*Recorded data*
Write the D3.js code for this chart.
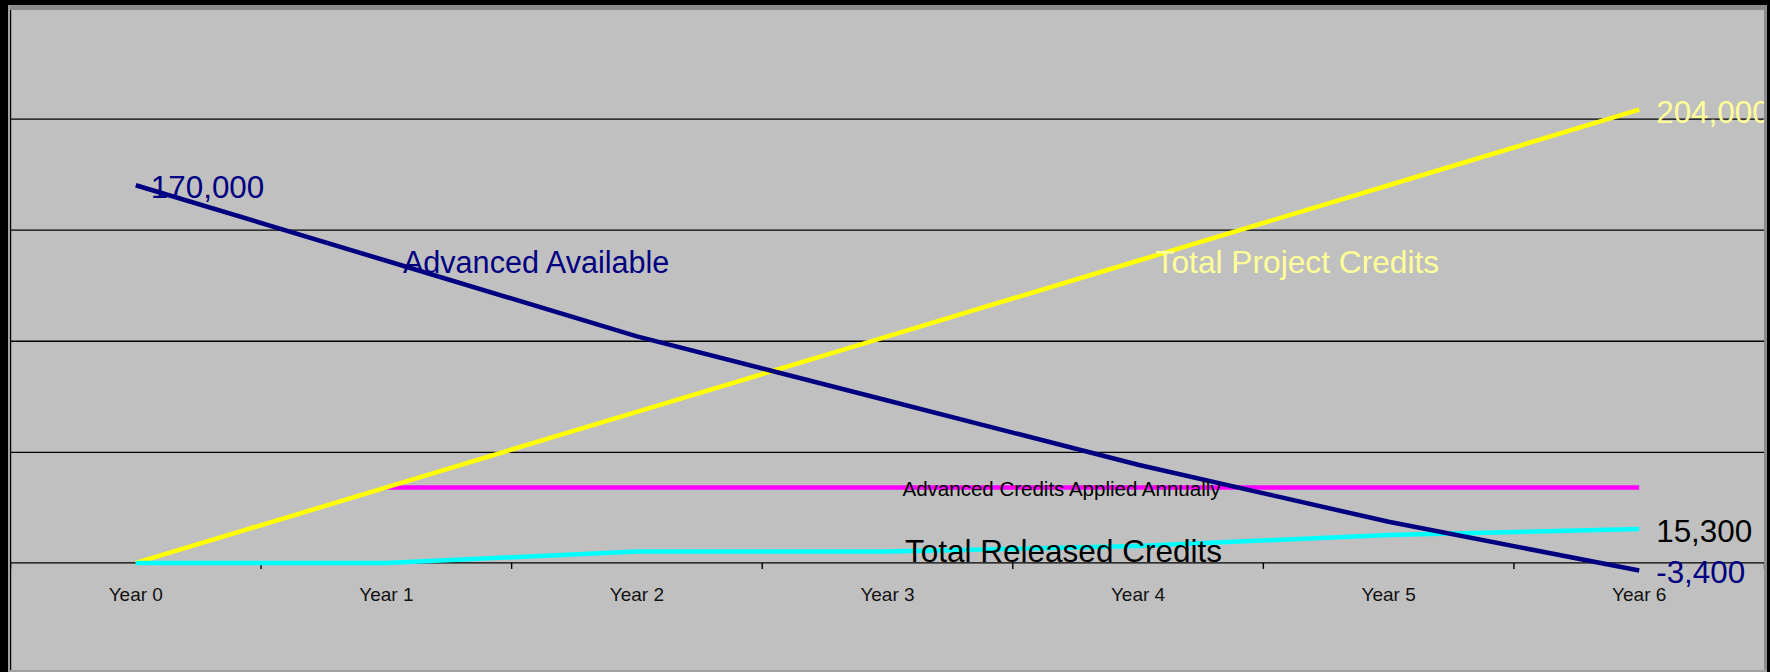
<!DOCTYPE html>
<html>
<head>
<meta charset="utf-8">
<script src="https://cdn.jsdelivr.net/npm/d3@7"></script>
<style>
  html, body { margin: 0; padding: 0; background: #000; }
  svg { display: block; font-family: Arial, "Liberation Sans", sans-serif; }
</style>
</head>
<body>
<svg id="chart" width="1770" height="672"></svg>
<script>
/* Advanced vs released credits over six years - four lines on an Excel-style grey plot. */

const YEARS = ["Year 0", "Year 1", "Year 2", "Year 3", "Year 4", "Year 5", "Year 6"];

// series, one value per year (null = no point)
const TOTAL_PROJECT      = [0, 34000, 68000, 102000, 136000, 170000, 204000];
const ADVANCED_AVAILABLE = [170000, 136000, 102000, 73100, 44200, 18500, -3400];
const APPLIED_ANNUALLY   = [null, 34000, 34000, 34000, 34000, 34000, 34000];
const RELEASED           = [0, 0, 5100, 5100, 7650, 12600, 15300];

const GRID_VALUES = [50000, 100000, 150000, 200000];
const Y_DOMAIN = [-50000, 250000];

const W = 1770, H = 672;
const PLOT = { left: 10.5, right: 1764.5, top: 7.5, bottom: 674 };

const svg = d3.select("#chart");
svg.append("rect").attr("width", W).attr("height", H).attr("fill", "#000");
svg.append("rect").attr("x", 8).attr("y", 5).attr("width", 1759).attr("height", 667).attr("fill", "#c0c0c0");

// categories sit in the middle of equal bands, ticks on the band edges
const x = d3.scaleBand().domain(YEARS).range([PLOT.left, PLOT.right]);
const cx = i => x(YEARS[0]) + x.bandwidth() * (i + 0.5);   // i may be fractional
const y = d3.scaleLinear().domain(Y_DOMAIN).range([PLOT.bottom, PLOT.top]);
const y0 = y(0);

// excel style numbers: thousands comma, plain hyphen for negatives
const fmt = v => d3.format(",")(v).replace("\u2212", "-");

// horizontal gridlines
svg.append("g")
    .attr("transform", `translate(${PLOT.left},0)`)
    .call(d3.axisLeft(y).tickValues(GRID_VALUES).tickSize(-(PLOT.right - PLOT.left)).tickFormat(""))
    .call(g => g.select(".domain").remove())
    .call(g => g.selectAll("line").attr("stroke", "#000").attr("stroke-width", 1.4));

// value axis line
svg.append("line").attr("x1", PLOT.left).attr("x2", PLOT.left)
    .attr("y1", PLOT.top).attr("y2", H).attr("stroke", "#000").attr("stroke-width", 1.4);

// category axis: line, boundary ticks, labels
svg.append("line").attr("x1", PLOT.left).attr("x2", PLOT.right)
    .attr("y1", y0).attr("y2", y0).attr("stroke", "#000").attr("stroke-width", 1.4);
svg.append("g").selectAll("line").data(d3.range(YEARS.length + 1)).join("line")
    .attr("x1", i => PLOT.left + i * x.bandwidth()).attr("x2", i => PLOT.left + i * x.bandwidth())
    .attr("y1", y0).attr("y2", y0 + 6).attr("stroke", "#000").attr("stroke-width", 1.4);
svg.append("g").selectAll("text").data(YEARS).join("text")
    .attr("x", d => x(d) + x.bandwidth() / 2).attr("y", y0 + 38.5)
    .attr("text-anchor", "middle").attr("font-size", 19).attr("fill", "#111")
    .text(d => d);

// the four series, drawn bottom to top
const line = d3.line().defined(d => d != null).x((d, i) => cx(i)).y(d => y(d));
const SERIES = [
  { values: APPLIED_ANNUALLY,   color: "#ff00ff" },
  { values: TOTAL_PROJECT,      color: "#ffff00" },
  { values: RELEASED,           color: "#00ffff" },
  { values: ADVANCED_AVAILABLE, color: "#000080" }
];
svg.append("g").selectAll("path").data(SERIES).join("path")
    .attr("d", d => line(d.values))
    .attr("fill", "none").attr("stroke", d => d.color).attr("stroke-width", 4.5);

// data labels next to the first / last points
const last = YEARS.length - 1;
const VALUE_LABELS = [
  { i: 0,    v: ADVANCED_AVAILABLE[0],    color: "#000080", dx: 15 },
  { i: last, v: TOTAL_PROJECT[last],      color: "#ffff99", dx: 17 },
  { i: last, v: RELEASED[last],           color: "#000",    dx: 17 },
  { i: last, v: ADVANCED_AVAILABLE[last], color: "#000080", dx: 17 }
];
svg.append("g").selectAll("text").data(VALUE_LABELS).join("text")
    .attr("x", d => cx(d.i) + d.dx).attr("y", d => y(d.v) + 13)
    .attr("font-size", 31.4).attr("fill", d => d.color)
    .text(d => fmt(d.v));

// series names, placed on the chart
const NAME_LABELS = [
  { text: "Advanced Available",                i: 1.066, v: 130500, size: 30.6, color: "#000080" },
  { text: "Total Project Credits",             i: 4.07,  v: 130500, size: 31.7, color: "#ffff99" },
  { text: "Advanced Credits Applied Annually", i: 3.06,  v: 30200,  size: 20.5, color: "#000" },
  { text: "Total Released Credits",            i: 3.07,  v: 600,    size: 31.5, color: "#000" }
];
svg.append("g").selectAll("text").data(NAME_LABELS).join("text")
    .attr("x", d => cx(d.i)).attr("y", d => y(d.v))
    .attr("font-size", d => d.size).attr("fill", d => d.color)
    .text(d => d.text);

// window frame on top (clips the 204,000 label like the original)
const frame = svg.append("g");
frame.append("rect").attr("x", 8).attr("y", 5).attr("width", 1759).attr("height", 5).attr("fill", "#8c8c8c");
frame.append("rect").attr("x", 8).attr("y", 5).attr("width", 2).attr("height", 667).attr("fill", "#a0a0a0");
frame.append("rect").attr("x", 1764).attr("y", 5).attr("width", 3).attr("height", 667).attr("fill", "#8c8c8c");
frame.append("rect").attr("x", 8).attr("y", 670).attr("width", 1759).attr("height", 2).attr("fill", "#a0a0a0");
frame.append("rect").attr("x", 1767).attr("y", 0).attr("width", 3).attr("height", H).attr("fill", "#000");
frame.append("rect").attr("x", 0).attr("y", 0).attr("width", 8).attr("height", H).attr("fill", "#000");
frame.append("rect").attr("x", 0).attr("y", 0).attr("width", W).attr("height", 5).attr("fill", "#000");
</script>
</body>
</html>
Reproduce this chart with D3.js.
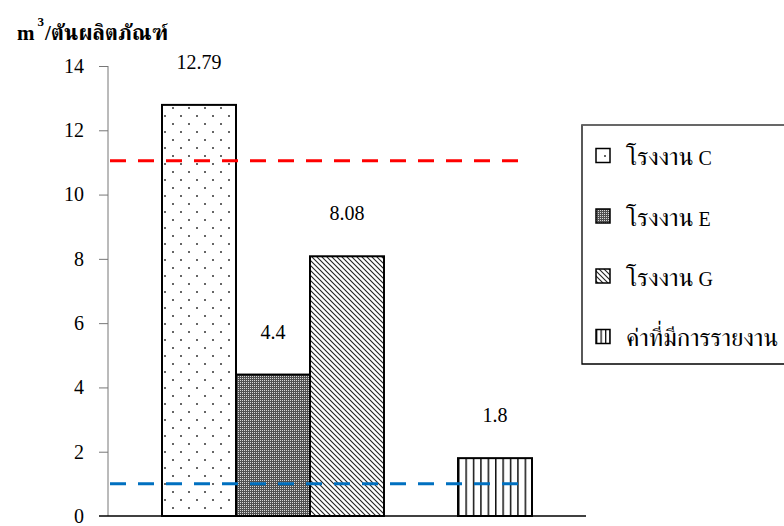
<!DOCTYPE html>
<html><head><meta charset="utf-8">
<script src="https://cdn.jsdelivr.net/npm/d3@7"></script>
<style>
body{margin:0;background:#fff;}
svg{display:block;}
text{font-family:"Liberation Serif","Times New Roman",serif;}
.th{font-family:"FreeSerif","Noto Serif Thai",serif;}
</style></head>
<body><svg id="c" width="784" height="526"></svg>
<script>
const categories = ["โรงงาน C","โรงงาน E","โรงงาน G","","ค่าที่มีการรายงาน"];
const legendThai = ["โรงงาน","โรงงาน","โรงงาน","ค่าที่มีการรายงาน"];
const legendLatin = [" C"," E"," G",""];
const values = [12.79, 4.4, 8.08, null, 1.8];
const valueLabels = ["12.79","4.4","8.08","","1.8"];
const yTicks = [0,2,4,6,8,10,12,14];
const refHigh = 11.05;
const refLow = 1.0;
const unitThai = "/ตันผลิตภัณฑ์";

const svg = d3.select("#c");
const y = d3.scaleLinear().domain([0,14]).range([516,66]);
const x = d3.scaleBand().domain(categories).range([162,532]).padding(0);

const defs = svg.append("defs");
// C: dots
const pC = defs.append("pattern").attr("id","pC").attr("patternUnits","userSpaceOnUse")
  .attr("width",16).attr("height",16);
pC.append("rect").attr("width",16).attr("height",16).attr("fill","#fff");
pC.append("circle").attr("cx",5).attr("cy",4).attr("r",1).attr("fill","#333");
pC.append("circle").attr("cx",13).attr("cy",12).attr("r",1).attr("fill","#333");
// E: dense checker
const pE = defs.append("pattern").attr("id","pE").attr("patternUnits","userSpaceOnUse")
  .attr("width",2).attr("height",2);
pE.append("rect").attr("width",2).attr("height",2).attr("fill","#505050");
pE.append("rect").attr("width",1).attr("height",1).attr("fill","#d8d8d8");
// G: diagonal stripes
const pG = defs.append("pattern").attr("id","pG").attr("patternUnits","userSpaceOnUse")
  .attr("width",5).attr("height",5);
pG.append("rect").attr("width",5).attr("height",5).attr("fill","#fff");
pG.append("path").attr("d","M-1,-1 L6,6 M-1,4 L1,6 M4,-1 L6,1").attr("stroke","#222").attr("stroke-width",1.1);
// R: vertical lines
const pR = defs.append("pattern").attr("id","pR").attr("patternUnits","userSpaceOnUse")
  .attr("width",7.4).attr("height",10).attr("x",x(categories[4]));
pR.append("rect").attr("width",7.4).attr("height",10).attr("fill","#fff");
pR.append("line").attr("x1",0.5).attr("x2",0.5).attr("y1",0).attr("y2",10).attr("stroke","#111").attr("stroke-width",2);
const pRL = defs.append("pattern").attr("id","pRL").attr("patternUnits","userSpaceOnUse")
  .attr("width",4.5).attr("height",10).attr("x",596);
pRL.append("rect").attr("width",4.5).attr("height",10).attr("fill","#fff");
pRL.append("line").attr("x1",0.5).attr("x2",0.5).attr("y1",0).attr("y2",10).attr("stroke","#111").attr("stroke-width",1.6);
const fills = ["url(#pC)","url(#pE)","url(#pG)",null,"url(#pR)"];

// y axis
const yAxis = svg.append("g").attr("transform","translate(108,0)")
  .call(d3.axisLeft(y).tickValues(yTicks).tickSize(9).tickPadding(15).tickFormat(d3.format("d")));
yAxis.attr("font-family",null);
yAxis.select(".domain").attr("stroke","#777").attr("d","M0,66V516");
yAxis.selectAll(".tick line").attr("stroke","#777");
yAxis.selectAll("text").attr("font-size",20).attr("fill","#000").style("font-family","'Liberation Serif'");
yAxis.selectAll(".tick").filter(d=>d===0).select("line").remove();

// bars
const data = categories.map((c,i)=>({c, v: values[i], f: fills[i], l: valueLabels[i]})).filter(d=>d.v!=null);
svg.append("g").selectAll("rect").data(data).join("rect")
  .attr("x",d=>x(d.c)).attr("width",x.bandwidth())
  .attr("y",d=>y(d.v)).attr("height",d=>y(0)-y(d.v))
  .attr("fill",d=>d.f).attr("stroke","#000").attr("stroke-width",2);

// x axis line
svg.append("line").attr("x1",99).attr("x2",586).attr("y1",y(0)).attr("y2",y(0)).attr("stroke","#000").attr("stroke-width",1.3);

// reference lines
svg.append("line").attr("x1",110).attr("x2",518).attr("y1",y(refHigh)).attr("y2",y(refHigh))
  .attr("stroke","#ff0000").attr("stroke-width",3).attr("stroke-dasharray","16,12");
svg.append("line").attr("x1",110).attr("x2",520).attr("y1",y(refLow)).attr("y2",y(refLow))
  .attr("stroke","#0070c0").attr("stroke-width",3).attr("stroke-dasharray","16,12");

// value labels
svg.append("g").selectAll("text").data(data).join("text")
  .attr("x",d=>x(d.c)+x.bandwidth()/2).attr("y",d=>y(d.v)-36)
  .attr("text-anchor","middle").attr("font-size",20).style("font-family","'Liberation Serif'").text(d=>d.l);

// title
const t = svg.append("text").attr("x",17).attr("y",40).attr("font-weight","bold");
t.append("tspan").attr("font-size",21).text("m");
t.append("tspan").attr("dy",-14).attr("dx",3).attr("font-size",13).text("3");
t.append("tspan").attr("dy",14).attr("dx",1).attr("font-size",21).text(unitThai.slice(0,1));
t.append("tspan").attr("class","th").attr("font-size",22).text(unitThai.slice(1));

// legend
const lg = svg.append("g");
lg.append("path").attr("d","M790,125H582V364H790").attr("fill","#fff").attr("stroke","#000").attr("stroke-width",1.3);
lg.append("line").attr("x1",582).attr("x2",790).attr("y1",125).attr("y2",125).attr("stroke","#777").attr("stroke-width",1.5);
const legFills = ["url(#pC)","url(#pE)","url(#pG)","url(#pRL)"];
const ly = [155.5,216,276,336.5];
legendThai.forEach((lab,i)=>{
  lg.append("rect").attr("x",596).attr("y",ly[i]-7).attr("width",14).attr("height",14)
    .attr("fill",legFills[i]).attr("stroke","#000").attr("stroke-width",1.5);
  const tx = lg.append("text").attr("x",626).attr("y",ly[i]+9.5);
  tx.append("tspan").attr("class","th").attr("font-size",25).text(lab);
  if(legendLatin[i]) tx.append("tspan").attr("font-size",20).text(legendLatin[i]);
});
</script></body></html>
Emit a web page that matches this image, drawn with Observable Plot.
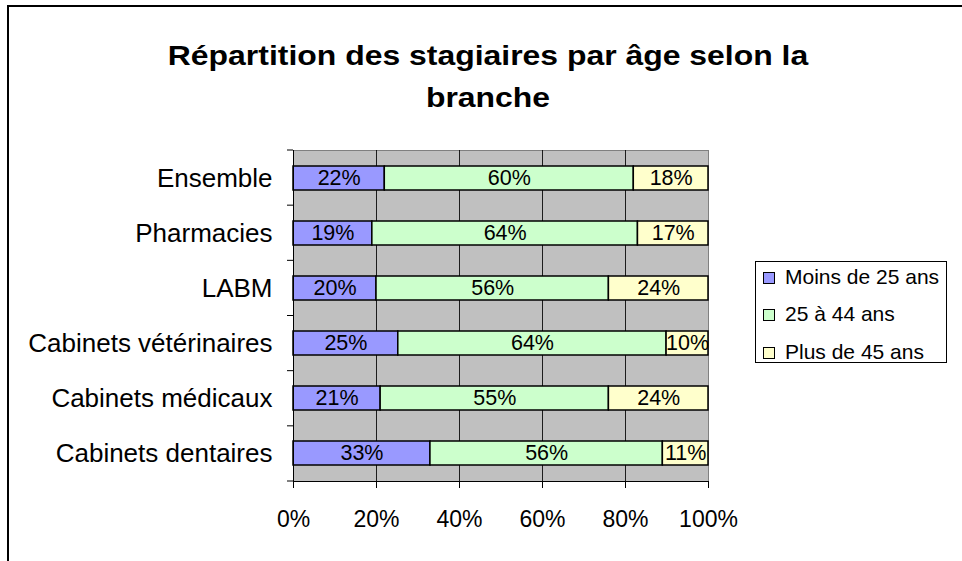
<!DOCTYPE html>
<html>
<head>
<meta charset="utf-8">
<script src="https://cdn.jsdelivr.net/npm/d3@7"></script>
<script src="https://cdn.jsdelivr.net/npm/@observablehq/plot@0.6"></script>
<style>
  html, body { margin: 0; padding: 0; background: #fff; overflow: hidden; }
  #wrap { position: relative; width: 962px; height: 561px; font-family: "Liberation Sans", Arial, sans-serif; color: #000; }
  #border { position: absolute; left: 7px; top: 5px; width: 1000px; height: 700px; border-left: 2px solid #000; border-top: 2px solid #000; box-sizing: border-box; }
  #title { position: absolute; left: 14px; width: 948px; top: 35px; text-align: center; font-weight: bold; font-size: 28px; line-height: 42px; transform: scaleX(1.14); transform-origin: 474px 0; }
  #chart { position: absolute; left: 0; top: 0; }
  #legend { position: absolute; left: 755px; top: 261px; width: 192px; height: 102px; border: 1px solid #000; box-sizing: border-box; background: #fff; font-size: 21px; }
  .item { position: absolute; left: 7px; height: 24px; line-height: 24px; white-space: nowrap; }
  .sw { display: inline-block; width: 10px; height: 10px; border: 1px solid #000; margin-right: 10px; vertical-align: 0px; }
</style>
</head>
<body>
<div id="wrap">
  <div id="chart"></div>
  <div id="border"></div>
  <div id="title">Répartition des stagiaires par âge selon la<br>branche</div>
  <div id="legend"></div>
</div>
<script>
const categories = ["Ensemble", "Pharmacies", "LABM", "Cabinets vétérinaires", "Cabinets médicaux", "Cabinets dentaires"];
const series = ["Moins de 25 ans", "25 à 44 ans", "Plus de 45 ans"];
const moins25 = [22, 19, 20, 25, 21, 33];
const de25a44 = [60, 64, 56, 64, 55, 56];
const plus45 = [18, 17, 24, 10, 24, 11];
const xTicks = [0, 0.2, 0.4, 0.6, 0.8, 1];
const gridTicks = [0.2, 0.4, 0.6, 0.8];
const colors = ["#9999FF", "#CCFFCC", "#FFFFCC"];

const valuesBySeries = [moins25, de25a44, plus45];
const data = [];
categories.forEach((c, i) => {
  series.forEach((s, j) => data.push({branche: c, tranche: s, value: valuesBySeries[j][i]}));
});

const padInner = 0.565;

const yBoundaryTicks = (index, scales, values, dims) => {
  const g = d3.create("svg:g");
  const n = categories.length;
  const step = (dims.height - dims.marginTop - dims.marginBottom) / n;
  for (let i = 0; i <= n; i++) {
    const yy = dims.marginTop + i * step;
    g.append("line")
      .attr("x1", dims.marginLeft - 6).attr("x2", dims.marginLeft)
      .attr("y1", yy).attr("y2", yy)
      .attr("stroke", "#000").attr("stroke-width", 1);
  }
  return g.node();
};

const chart = Plot.plot({
  width: 962,
  height: 561,
  marginLeft: 293,
  marginRight: 254,
  marginTop: 150,
  marginBottom: 80,
  style: {fontFamily: "'Liberation Sans', Arial, sans-serif", color: "#000", background: "transparent"},
  x: {domain: [0, 1]},
  y: {domain: categories, paddingInner: padInner, paddingOuter: padInner / 2},
  color: {domain: series, range: colors},
  marks: [
    Plot.frame({fill: "#C0C0C0", stroke: "#808080", strokeWidth: 1}),
    Plot.ruleX(gridTicks, {stroke: "#000", strokeWidth: 1, strokeOpacity: 0.85}),
    Plot.barX(data, Plot.stackX({offset: "normalize", x: "value", y: "branche", fill: "tranche", stroke: "#000", strokeWidth: 1.5})),
    Plot.text(data, Plot.stackX({offset: "normalize", x: "value", y: "branche", z: "tranche", text: d => d.value + "%", fontSize: 21.5, fill: "#000"})),
    Plot.frame({anchor: "left", stroke: "#000", strokeWidth: 1}),
    Plot.frame({anchor: "bottom", stroke: "#000", strokeWidth: 1}),
    yBoundaryTicks,
    Plot.axisX({ticks: xTicks, tickFormat: d => Math.round(d * 100) + "%", tickSize: 7, tickPadding: 22, fontSize: 23, stroke: "#000", label: null}),
    Plot.axisY({tickSize: 0, tickPadding: 21, fontSize: 26, label: null})
  ]
});
document.getElementById("chart").appendChild(chart);

const legend = document.getElementById("legend");
const tops = [3, 40, 78];
series.forEach((s, i) => {
  const it = document.createElement("div");
  it.className = "item";
  it.style.top = tops[i] + "px";
  const sw = document.createElement("span");
  sw.className = "sw";
  sw.style.background = colors[i];
  it.appendChild(sw);
  it.appendChild(document.createTextNode(s));
  legend.appendChild(it);
});
</script>
</body>
</html>
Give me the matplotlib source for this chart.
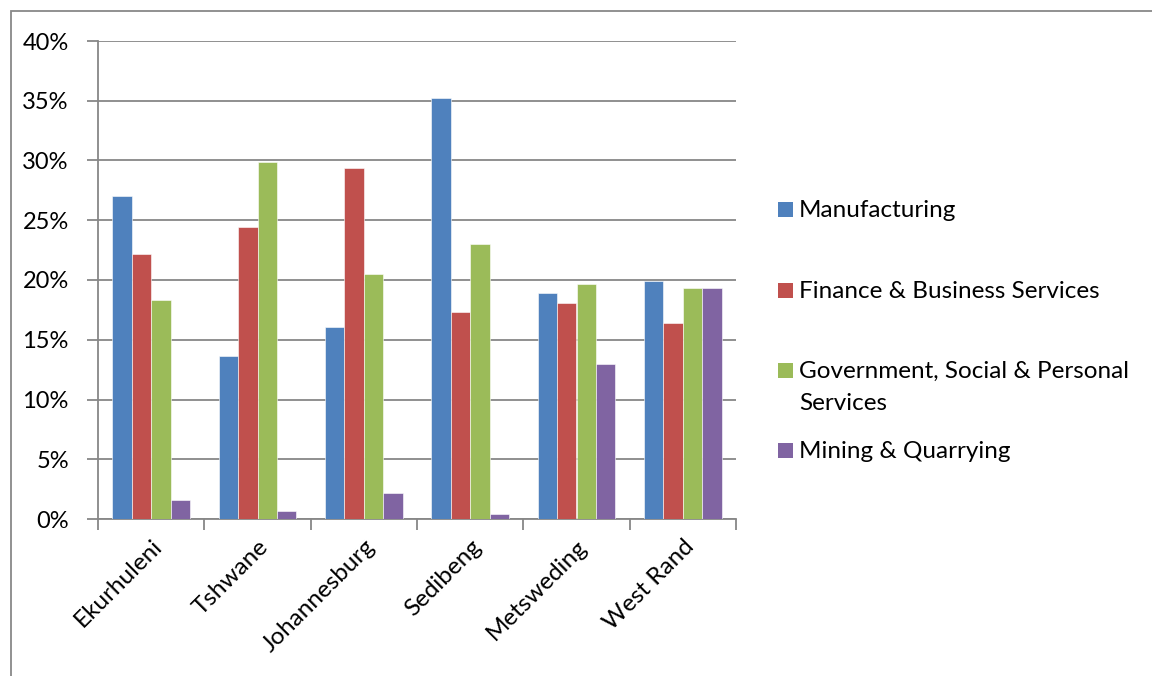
import matplotlib
matplotlib.use("Agg")
import matplotlib.pyplot as plt
import numpy as np
from matplotlib.patches import Rectangle
from matplotlib.ticker import PercentFormatter, MultipleLocator

categories = ["Ekurhuleni", "Tshwane", "Johannesburg", "Sedibeng", "Metsweding", "West Rand"]
series_names = ["Manufacturing", "Finance & Business Services",
                "Government, Social & Personal\nServices", "Mining & Quarrying"]
manufacturing = [27.0, 13.6, 16.1, 35.2, 18.9, 19.9]
finance = [22.2, 24.4, 29.4, 17.3, 18.1, 16.4]
government = [18.3, 29.9, 20.5, 23.0, 19.7, 19.3]
mining = [1.6, 0.7, 2.2, 0.4, 13.0, 19.3]
colors = ["#4F81BD", "#C0504D", "#9BBB59", "#8064A2"]

plt.rcParams['font.family'] = ['Lato', 'DejaVu Sans']

W, H = 1152, 676
fig = plt.figure(figsize=(W / 100, H / 100), dpi=100)
fig.patches.append(Rectangle((11 / W, -0.1), 1.2, (H - 11) / H + 0.1, transform=fig.transFigure,
                             fill=False, edgecolor="#888888", linewidth=1.3))

ax = fig.add_axes([98 / W, 157 / H, 638 / W, 478 / H])
values = [manufacturing, finance, government, mining]
x = np.arange(len(categories))
bw = 0.182
for i, (vals, c) in enumerate(zip(values, colors)):
    ax.bar(x + (i - 1.5) * bw, vals, width=bw, color=c, edgecolor="white", linewidth=0.4, zorder=3)

ax.set_xlim(-0.5, len(categories) - 0.5)
ax.set_ylim(0, 40)
ax.yaxis.set_major_locator(MultipleLocator(5))
ax.yaxis.set_major_formatter(PercentFormatter(decimals=0))
ax.grid(axis='y', color="#878787", linewidth=1.3, zorder=0)
for s in ['top', 'right']:
    ax.spines[s].set_visible(False)
for s in ['left', 'bottom']:
    ax.spines[s].set_color("#878787")
    ax.spines[s].set_linewidth(1.3)
ax.set_xticks(np.arange(-0.5, len(categories), 1.0), minor=False)
ax.set_xticklabels([])
ax.set_xticks(x, minor=True)
ax.set_xticklabels(categories, minor=True, rotation=45, ha='right', rotation_mode='anchor', fontsize=17.5)
ax.tick_params(axis='x', which='major', length=8, width=1.3, color="#878787")
ax.tick_params(axis='x', which='minor', length=0, pad=12)
ax.tick_params(axis='y', length=8, width=1.3, color="#878787", labelsize=17, pad=13)

# legend
leg_y = [210, 291, 371, 451]
for name, c, yy in zip(series_names, colors, leg_y):
    fig.patches.append(Rectangle((778 / W, 1 - (yy + 7) / H), 15 / W, 15 / H,
                                 transform=fig.transFigure, facecolor=c, edgecolor='none'))
    for k, line in enumerate(name.split("\n")):
        fig.text(799 / W, 1 - (yy + 7 + 32 * k) / H, line, fontsize=17.5, va='baseline', ha='left')

fig.savefig("out.png", dpi=100)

*Work instructions*
Scan the listing above. Gather each line that contains the word "matplotlib".

*Exercise output*
Give me the matplotlib source for this chart.
import matplotlib
matplotlib.use("Agg")
import matplotlib.pyplot as plt
from matplotlib.patches import Rectangle
from matplotlib.ticker import PercentFormatter, MultipleLocator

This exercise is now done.